Mahkemenizin 20/03/2019 tarihli oturumda ve öceki ara kararı ile davacı vekiline “iki haftalık kesin mehil içerisinde 1200-TL bilirkişi ücretinin HMK 324 maddesi gereğince delil avansı olarak karşılanmasına, aksi halde bilirkişi deliline dayanmaktan vazgeçmiş sayılacağına” ilişkin uyarı yapılmış olup, HMK 324. maddesine göre bunun yaptırımının, davacının bu delilden vazgeçmiş sayılıp, diğer delillere göre karar verilmesi olacağı açıktır. Davacının tazminat kalemlerinin hesaplanabilmesi için anılan hususta bilirkişi incelemesi yapmanın zorunluluk içermesi karşısında, ispatlanamayan davanın reddine dair aşağıdaki şekilde hüküm kurmak gerekmiştir.

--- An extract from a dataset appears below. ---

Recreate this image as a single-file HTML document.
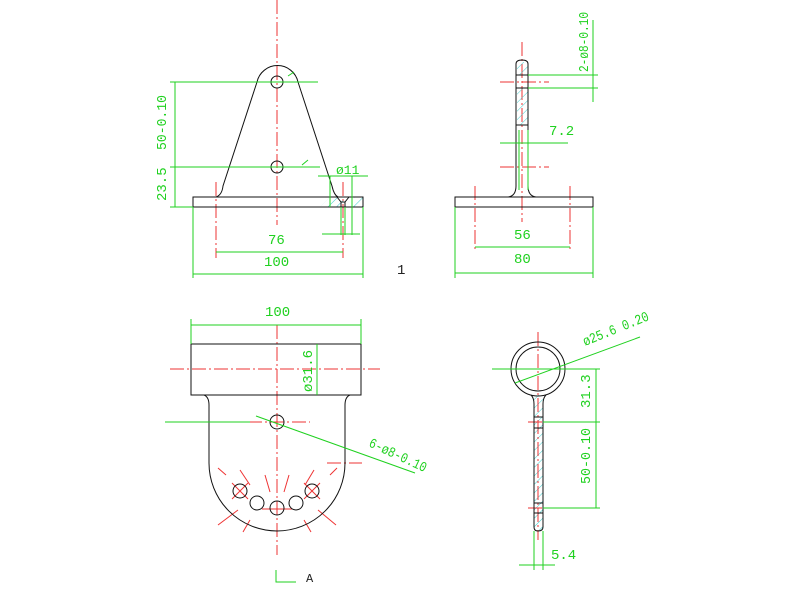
<!DOCTYPE html>
<html><head><meta charset="utf-8"><style>
html,body{margin:0;padding:0;background:#fff;width:800px;height:600px;overflow:hidden}
svg text{font-family:"Liberation Mono","DejaVu Sans Mono",monospace;fill:#1fd11f}
</style></head><body>
<svg width="800" height="600" viewBox="0 0 800 600" xmlns="http://www.w3.org/2000/svg">
<defs>
<pattern id="h" width="6" height="6" patternUnits="userSpaceOnUse" patternTransform="rotate(45)">
<line x1="0" y1="0" x2="0" y2="6" stroke="#4cc" stroke-width="1"/></pattern>
</defs>
<g fill="none" stroke-width="1">
<!-- ===== Top-left view ===== -->
<g stroke="#e33" stroke-dasharray="14,3,2,3">
<line x1="277" y1="0" x2="277" y2="225"/>
<line x1="216" y1="182" x2="216" y2="258"/>
<line x1="343" y1="182" x2="343" y2="258"/>
</g>
<path d="M320 207 L330 197 L340 197 L343 201 L343 207 Z" fill="url(#h)" stroke="none"/>
<path d="M349 207 L352 201 L355 197 L363 197 L363 207 Z" fill="url(#h)" stroke="none"/>
<g stroke="#111">
<rect x="193" y="197" width="170" height="10"/>
<path d="M216 197 Q222 195 223 186 L257 82 A21 21 0 0 1 298 82 L332 186 Q334 195 338 197"/>
<circle cx="277" cy="82" r="6"/>
<circle cx="277" cy="167" r="6"/>
<path d="M337 197 L341 202 L345 202 L349 197 M341 202 L341 207 M345 202 L345 207"/>
</g>
<g stroke="#1fd11f">
<line x1="170" y1="82" x2="318" y2="82"/>
<line x1="170" y1="167" x2="320" y2="167"/>
<line x1="175" y1="82" x2="175" y2="207"/>
<line x1="170" y1="207" x2="193" y2="207"/>
<line x1="288" y1="76" x2="294" y2="72"/>
<line x1="302" y1="165" x2="308" y2="160"/>
<line x1="318" y1="176" x2="368" y2="176"/>
<line x1="330" y1="176" x2="330" y2="207"/>
<line x1="352" y1="176" x2="352" y2="235"/>
<line x1="341" y1="207" x2="341" y2="235"/>
<line x1="345" y1="207" x2="345" y2="235"/>
<line x1="322" y1="234" x2="360" y2="234"/>
<line x1="216" y1="252" x2="343" y2="252"/>
<line x1="193" y1="207" x2="193" y2="278"/>
<line x1="363" y1="207" x2="363" y2="278"/>
<line x1="193" y1="274" x2="363" y2="274"/>
</g>
<!-- ===== Top-right view ===== -->
<g stroke="#e33" stroke-dasharray="14,3,2,3">
<line x1="522" y1="42" x2="522" y2="222"/>
<line x1="500" y1="82" x2="549" y2="82"/>
<line x1="500" y1="167" x2="549" y2="167"/>
<line x1="475" y1="186" x2="475" y2="252"/>
<line x1="570" y1="186" x2="570" y2="252"/>
</g>
<rect x="517" y="62" width="11" height="13" fill="url(#h)" stroke="none"/>
<rect x="517" y="88" width="11" height="37" fill="url(#h)" stroke="none"/>
<g stroke="#111">
<rect x="455" y="197" width="138" height="10"/>
<path d="M508 197 Q516 196 516 186 L516 64 Q516 60 522 60 Q528 60 528 64 L528 186 Q528 196 536 197"/>
<line x1="516" y1="75" x2="528" y2="75"/>
<line x1="516" y1="88" x2="528" y2="88"/>
<line x1="516" y1="125" x2="528" y2="125"/>
</g>
<g stroke="#1fd11f">
<line x1="528" y1="75" x2="598" y2="75"/>
<line x1="528" y1="88" x2="598" y2="88"/>
<line x1="593" y1="20" x2="593" y2="102"/>
<line x1="500" y1="143" x2="568" y2="143"/>
<line x1="519" y1="130" x2="519" y2="190"/>
<line x1="528" y1="130" x2="528" y2="190"/>
<line x1="475" y1="247" x2="570" y2="247"/>
<line x1="455" y1="207" x2="455" y2="278"/>
<line x1="593" y1="207" x2="593" y2="278"/>
<line x1="455" y1="273" x2="593" y2="273"/>
</g>
<!-- ===== Bottom-left view ===== -->
<g stroke="#e33" stroke-dasharray="14,3,2,3">
<line x1="277" y1="325" x2="277" y2="555"/>
<line x1="170" y1="369" x2="380" y2="369"/>
<line x1="248" y1="422" x2="310" y2="422"/>
<line x1="327" y1="463" x2="362" y2="463"/>
</g>
<g stroke="#e33">
<line x1="232" y1="483" x2="248" y2="499"/><line x1="232" y1="499" x2="248" y2="483"/>
<line x1="304" y1="483" x2="320" y2="499"/><line x1="304" y1="499" x2="320" y2="483"/>
<line x1="226" y1="475" x2="218" y2="468"/><line x1="238" y1="510" x2="218" y2="525"/>
<line x1="330" y1="475" x2="337" y2="468"/><line x1="318" y1="510" x2="336" y2="525"/>
<line x1="250" y1="485" x2="240" y2="470"/><line x1="305" y1="485" x2="314" y2="470"/>
<line x1="265" y1="475" x2="270" y2="492"/><line x1="289" y1="475" x2="284" y2="492"/>
<line x1="250" y1="520" x2="243" y2="532"/><line x1="304" y1="520" x2="311" y2="532"/>
<line x1="262" y1="509" x2="292" y2="509"/>
</g>
<g stroke="#111">
<rect x="191" y="344" width="170" height="51"/>
<path d="M204 395 Q209 397 209 405 L209 463 A68 68 0 0 0 345 463 L345 405 Q345 397 350 395"/>
<circle cx="277" cy="422" r="7"/>
<circle cx="240" cy="491" r="7"/>
<circle cx="257" cy="503" r="7"/>
<circle cx="277" cy="508" r="7"/>
<circle cx="296" cy="503" r="7"/>
<circle cx="312" cy="491" r="7"/>
</g>
<g stroke="#1fd11f">
<line x1="191" y1="319" x2="191" y2="344"/>
<line x1="361" y1="319" x2="361" y2="344"/>
<line x1="191" y1="325" x2="361" y2="325"/>
<line x1="317" y1="344" x2="317" y2="395"/>
<line x1="165" y1="422" x2="250" y2="422"/>
<line x1="256" y1="416" x2="415" y2="473"/>
<polyline points="276,570 276,582 296,582"/>
</g>
<!-- ===== Bottom-right view ===== -->
<path d="M534 395 L534 528 Q534 531 538 531 Q543 531 543 528 L543 395 Z" fill="url(#h)" stroke="none"/>
<g stroke="#e33" stroke-dasharray="14,3,2,3">
<line x1="538" y1="332" x2="538" y2="540"/>
<line x1="528" y1="422" x2="560" y2="422"/>
<line x1="528" y1="508" x2="560" y2="508"/>
</g>
<g stroke="#111">
<circle cx="538" cy="369" r="27"/>
<circle cx="538" cy="369" r="22"/>
<path d="M531 395 Q534 398 534 404 L534 527 Q534 531 538 531 Q543 531 543 527 L543 404 Q543 398 546 395"/>
<line x1="534" y1="417" x2="543" y2="417"/><line x1="534" y1="428" x2="543" y2="428"/>
<line x1="534" y1="503" x2="543" y2="503"/><line x1="534" y1="513" x2="543" y2="513"/>
</g>
<g stroke="#1fd11f">
<line x1="492" y1="369" x2="600" y2="369"/>
<line x1="543" y1="422" x2="600" y2="422"/>
<line x1="543" y1="508" x2="600" y2="508"/>
<line x1="596" y1="369" x2="596" y2="508"/>
<line x1="515" y1="383" x2="640" y2="337"/>
<line x1="534" y1="531" x2="534" y2="570"/>
<line x1="543" y1="531" x2="543" y2="570"/>
<line x1="519" y1="565" x2="555" y2="565"/>
</g>
</g>
<!-- Text -->
<g font-size="14">
<text x="166" y="150" transform="rotate(-90 166 150)" textLength="55" lengthAdjust="spacingAndGlyphs">50-0.10</text>
<text x="166" y="201" transform="rotate(-90 166 201)">23.5</text>
<text x="336" y="174" font-size="13">ø11</text>
<text x="268" y="244">76</text>
<text x="264" y="266">100</text>
<text x="397" y="274" style="fill:#222">1</text>
<text x="588" y="72" transform="rotate(-90 588 72)" textLength="60" lengthAdjust="spacingAndGlyphs">2-ø8-0.10</text>
<text x="549" y="135">7.2</text>
<text x="514" y="239">56</text>
<text x="514" y="263">80</text>
<text x="265" y="316">100</text>
<text x="312" y="392" transform="rotate(-90 312 392)">ø31.6</text>
<text x="368" y="446" transform="rotate(25 368 446)" textLength="62" lengthAdjust="spacingAndGlyphs">6-ø8-0.10</text>
<text x="306" y="582" style="fill:#222" font-size="12">A</text>
<text x="585" y="346" transform="rotate(-22 585 346)" textLength="70" lengthAdjust="spacingAndGlyphs">ø25.6 0.20</text>
<text x="590" y="408" transform="rotate(-90 590 408)">31.3</text>
<text x="590" y="484" transform="rotate(-90 590 484)" textLength="56" lengthAdjust="spacingAndGlyphs">50-0.10</text>
<text x="551" y="559">5.4</text>
</g>
</svg>
</body></html>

H Ü K Ü M : Gerekçesi açıklandığı üzere;
1-Davanın REDDİNE,
2-Alınması gereken 44,40-TL ret harcından peşin alınan 27,70-TL harcın mahsubu ile artan 16,70-TL harcın karar kesinleştiğinde ve talep halinde davacıya iadesine,
3-Davacı tarafından yapılan yargılama giderlerinin üzerinde bırakılmasına,
4-Yürürlükte bulunan A.A.Ü.T.’ne göre 1.000-TL vekalet ücretinin davacıdan alınarak vekil ile temsil edilen davalılara verilmesine,
5-Tarafların yatırmış olduğu gider avansından kullanılmayan kısmının, hükmün kesinleşmesinden sonra resen ilgili taraflara iadesine; iade giderinin ilgili tarafça yatırılan avanstan karşılanmasına,
Dair, tarafların yokluğunda ,dava miktarı itibariyle kesin olmak üzere verilen karar açıkça okunup usulen anlatıldı.